> Data:

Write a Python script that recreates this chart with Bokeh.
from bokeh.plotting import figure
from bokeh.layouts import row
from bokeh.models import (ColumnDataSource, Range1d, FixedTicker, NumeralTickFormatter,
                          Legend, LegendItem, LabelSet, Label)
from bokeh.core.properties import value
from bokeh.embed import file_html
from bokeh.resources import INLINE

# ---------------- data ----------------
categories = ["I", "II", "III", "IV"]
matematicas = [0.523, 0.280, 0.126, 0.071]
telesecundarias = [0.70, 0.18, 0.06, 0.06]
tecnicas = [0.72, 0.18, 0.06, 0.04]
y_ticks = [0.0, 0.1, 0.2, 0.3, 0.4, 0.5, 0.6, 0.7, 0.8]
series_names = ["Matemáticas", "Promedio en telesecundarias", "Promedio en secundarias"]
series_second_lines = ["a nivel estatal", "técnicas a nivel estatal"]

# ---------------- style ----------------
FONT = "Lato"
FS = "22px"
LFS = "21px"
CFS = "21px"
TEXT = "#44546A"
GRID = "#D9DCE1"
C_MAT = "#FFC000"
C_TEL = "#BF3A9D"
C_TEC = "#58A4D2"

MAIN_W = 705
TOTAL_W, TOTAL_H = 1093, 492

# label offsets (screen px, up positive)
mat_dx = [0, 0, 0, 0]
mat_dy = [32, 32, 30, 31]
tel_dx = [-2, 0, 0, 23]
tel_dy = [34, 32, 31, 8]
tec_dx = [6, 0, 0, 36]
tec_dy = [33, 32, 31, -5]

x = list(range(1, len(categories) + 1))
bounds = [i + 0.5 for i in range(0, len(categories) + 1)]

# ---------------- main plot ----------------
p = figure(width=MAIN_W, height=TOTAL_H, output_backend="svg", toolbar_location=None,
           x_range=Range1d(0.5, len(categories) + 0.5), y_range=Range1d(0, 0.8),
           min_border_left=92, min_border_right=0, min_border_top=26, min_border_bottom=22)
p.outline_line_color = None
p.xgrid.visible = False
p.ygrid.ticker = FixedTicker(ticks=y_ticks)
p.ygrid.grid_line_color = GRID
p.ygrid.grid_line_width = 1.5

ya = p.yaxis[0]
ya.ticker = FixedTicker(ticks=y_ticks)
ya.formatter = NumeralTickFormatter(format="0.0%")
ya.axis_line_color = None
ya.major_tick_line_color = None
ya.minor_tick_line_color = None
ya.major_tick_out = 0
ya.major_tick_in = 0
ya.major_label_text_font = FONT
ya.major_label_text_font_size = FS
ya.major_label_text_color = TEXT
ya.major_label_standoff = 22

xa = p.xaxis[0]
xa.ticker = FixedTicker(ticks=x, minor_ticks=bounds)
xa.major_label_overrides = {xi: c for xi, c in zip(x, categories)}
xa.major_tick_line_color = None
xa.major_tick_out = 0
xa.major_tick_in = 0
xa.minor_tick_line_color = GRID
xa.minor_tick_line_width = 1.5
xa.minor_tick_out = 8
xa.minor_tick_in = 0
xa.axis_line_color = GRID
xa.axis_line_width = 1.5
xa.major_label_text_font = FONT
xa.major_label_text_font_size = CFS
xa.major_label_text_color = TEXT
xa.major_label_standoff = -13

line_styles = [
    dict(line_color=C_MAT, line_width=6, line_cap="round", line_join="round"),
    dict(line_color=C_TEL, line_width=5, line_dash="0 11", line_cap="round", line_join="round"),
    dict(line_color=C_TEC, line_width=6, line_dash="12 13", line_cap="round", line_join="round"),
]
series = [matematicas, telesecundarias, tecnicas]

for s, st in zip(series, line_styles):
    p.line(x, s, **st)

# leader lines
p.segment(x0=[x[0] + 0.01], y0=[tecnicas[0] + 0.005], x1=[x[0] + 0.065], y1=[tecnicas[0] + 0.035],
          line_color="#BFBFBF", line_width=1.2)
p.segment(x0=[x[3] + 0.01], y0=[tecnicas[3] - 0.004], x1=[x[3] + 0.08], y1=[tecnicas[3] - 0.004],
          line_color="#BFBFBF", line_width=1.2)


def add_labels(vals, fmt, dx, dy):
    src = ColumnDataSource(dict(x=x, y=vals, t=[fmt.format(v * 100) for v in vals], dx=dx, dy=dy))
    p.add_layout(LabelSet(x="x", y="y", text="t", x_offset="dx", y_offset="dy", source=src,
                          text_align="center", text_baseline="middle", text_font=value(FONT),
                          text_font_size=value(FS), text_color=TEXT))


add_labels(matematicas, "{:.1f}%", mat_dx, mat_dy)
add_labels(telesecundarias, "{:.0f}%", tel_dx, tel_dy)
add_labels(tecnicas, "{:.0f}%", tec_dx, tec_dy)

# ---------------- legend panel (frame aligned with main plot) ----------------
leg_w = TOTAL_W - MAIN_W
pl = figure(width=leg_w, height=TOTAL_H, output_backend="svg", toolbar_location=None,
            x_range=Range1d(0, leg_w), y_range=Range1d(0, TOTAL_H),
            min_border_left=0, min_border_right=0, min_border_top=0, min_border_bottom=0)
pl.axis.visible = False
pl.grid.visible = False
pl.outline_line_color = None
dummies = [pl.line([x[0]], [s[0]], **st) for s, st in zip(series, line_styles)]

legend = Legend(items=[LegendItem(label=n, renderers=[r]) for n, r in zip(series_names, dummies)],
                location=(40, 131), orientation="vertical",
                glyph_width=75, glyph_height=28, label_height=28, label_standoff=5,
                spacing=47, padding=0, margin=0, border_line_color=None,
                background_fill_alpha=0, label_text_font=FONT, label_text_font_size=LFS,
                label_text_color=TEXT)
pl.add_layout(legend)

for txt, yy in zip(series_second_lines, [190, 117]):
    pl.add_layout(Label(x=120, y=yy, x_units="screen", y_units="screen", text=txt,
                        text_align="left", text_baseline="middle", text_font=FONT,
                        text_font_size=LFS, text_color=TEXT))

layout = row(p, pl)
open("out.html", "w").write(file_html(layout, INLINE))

> Task directions:
Once more, set down the full listing, verbatim.

> Reply to the exercise:
Write a Python script that recreates this chart with Bokeh.
from bokeh.plotting import figure
from bokeh.layouts import row
from bokeh.models import (ColumnDataSource, Range1d, FixedTicker, NumeralTickFormatter,
                          Legend, LegendItem, LabelSet, Label)
from bokeh.core.properties import value
from bokeh.embed import file_html
from bokeh.resources import INLINE

# ---------------- data ----------------
categories = ["I", "II", "III", "IV"]
matematicas = [0.523, 0.280, 0.126, 0.071]
telesecundarias = [0.70, 0.18, 0.06, 0.06]
tecnicas = [0.72, 0.18, 0.06, 0.04]
y_ticks = [0.0, 0.1, 0.2, 0.3, 0.4, 0.5, 0.6, 0.7, 0.8]
series_names = ["Matemáticas", "Promedio en telesecundarias", "Promedio en secundarias"]
series_second_lines = ["a nivel estatal", "técnicas a nivel estatal"]

# ---------------- style ----------------
FONT = "Lato"
FS = "22px"
LFS = "21px"
CFS = "21px"
TEXT = "#44546A"
GRID = "#D9DCE1"
C_MAT = "#FFC000"
C_TEL = "#BF3A9D"
C_TEC = "#58A4D2"

MAIN_W = 705
TOTAL_W, TOTAL_H = 1093, 492

# label offsets (screen px, up positive)
mat_dx = [0, 0, 0, 0]
mat_dy = [32, 32, 30, 31]
tel_dx = [-2, 0, 0, 23]
tel_dy = [34, 32, 31, 8]
tec_dx = [6, 0, 0, 36]
tec_dy = [33, 32, 31, -5]

x = list(range(1, len(categories) + 1))
bounds = [i + 0.5 for i in range(0, len(categories) + 1)]

# ---------------- main plot ----------------
p = figure(width=MAIN_W, height=TOTAL_H, output_backend="svg", toolbar_location=None,
           x_range=Range1d(0.5, len(categories) + 0.5), y_range=Range1d(0, 0.8),
           min_border_left=92, min_border_right=0, min_border_top=26, min_border_bottom=22)
p.outline_line_color = None
p.xgrid.visible = False
p.ygrid.ticker = FixedTicker(ticks=y_ticks)
p.ygrid.grid_line_color = GRID
p.ygrid.grid_line_width = 1.5

ya = p.yaxis[0]
ya.ticker = FixedTicker(ticks=y_ticks)
ya.formatter = NumeralTickFormatter(format="0.0%")
ya.axis_line_color = None
ya.major_tick_line_color = None
ya.minor_tick_line_color = None
ya.major_tick_out = 0
ya.major_tick_in = 0
ya.major_label_text_font = FONT
ya.major_label_text_font_size = FS
ya.major_label_text_color = TEXT
ya.major_label_standoff = 22

xa = p.xaxis[0]
xa.ticker = FixedTicker(ticks=x, minor_ticks=bounds)
xa.major_label_overrides = {xi: c for xi, c in zip(x, categories)}
xa.major_tick_line_color = None
xa.major_tick_out = 0
xa.major_tick_in = 0
xa.minor_tick_line_color = GRID
xa.minor_tick_line_width = 1.5
xa.minor_tick_out = 8
xa.minor_tick_in = 0
xa.axis_line_color = GRID
xa.axis_line_width = 1.5
xa.major_label_text_font = FONT
xa.major_label_text_font_size = CFS
xa.major_label_text_color = TEXT
xa.major_label_standoff = -13

line_styles = [
    dict(line_color=C_MAT, line_width=6, line_cap="round", line_join="round"),
    dict(line_color=C_TEL, line_width=5, line_dash="0 11", line_cap="round", line_join="round"),
    dict(line_color=C_TEC, line_width=6, line_dash="12 13", line_cap="round", line_join="round"),
]
series = [matematicas, telesecundarias, tecnicas]

for s, st in zip(series, line_styles):
    p.line(x, s, **st)

# leader lines
p.segment(x0=[x[0] + 0.01], y0=[tecnicas[0] + 0.005], x1=[x[0] + 0.065], y1=[tecnicas[0] + 0.035],
          line_color="#BFBFBF", line_width=1.2)
p.segment(x0=[x[3] + 0.01], y0=[tecnicas[3] - 0.004], x1=[x[3] + 0.08], y1=[tecnicas[3] - 0.004],
          line_color="#BFBFBF", line_width=1.2)


def add_labels(vals, fmt, dx, dy):
    src = ColumnDataSource(dict(x=x, y=vals, t=[fmt.format(v * 100) for v in vals], dx=dx, dy=dy))
    p.add_layout(LabelSet(x="x", y="y", text="t", x_offset="dx", y_offset="dy", source=src,
                          text_align="center", text_baseline="middle", text_font=value(FONT),
                          text_font_size=value(FS), text_color=TEXT))


add_labels(matematicas, "{:.1f}%", mat_dx, mat_dy)
add_labels(telesecundarias, "{:.0f}%", tel_dx, tel_dy)
add_labels(tecnicas, "{:.0f}%", tec_dx, tec_dy)

# ---------------- legend panel (frame aligned with main plot) ----------------
leg_w = TOTAL_W - MAIN_W
pl = figure(width=leg_w, height=TOTAL_H, output_backend="svg", toolbar_location=None,
            x_range=Range1d(0, leg_w), y_range=Range1d(0, TOTAL_H),
            min_border_left=0, min_border_right=0, min_border_top=0, min_border_bottom=0)
pl.axis.visible = False
pl.grid.visible = False
pl.outline_line_color = None
dummies = [pl.line([x[0]], [s[0]], **st) for s, st in zip(series, line_styles)]

legend = Legend(items=[LegendItem(label=n, renderers=[r]) for n, r in zip(series_names, dummies)],
                location=(40, 131), orientation="vertical",
                glyph_width=75, glyph_height=28, label_height=28, label_standoff=5,
                spacing=47, padding=0, margin=0, border_line_color=None,
                background_fill_alpha=0, label_text_font=FONT, label_text_font_size=LFS,
                label_text_color=TEXT)
pl.add_layout(legend)

for txt, yy in zip(series_second_lines, [190, 117]):
    pl.add_layout(Label(x=120, y=yy, x_units="screen", y_units="screen", text=txt,
                        text_align="left", text_baseline="middle", text_font=FONT,
                        text_font_size=LFS, text_color=TEXT))

layout = row(p, pl)
open("out.html", "w").write(file_html(layout, INLINE))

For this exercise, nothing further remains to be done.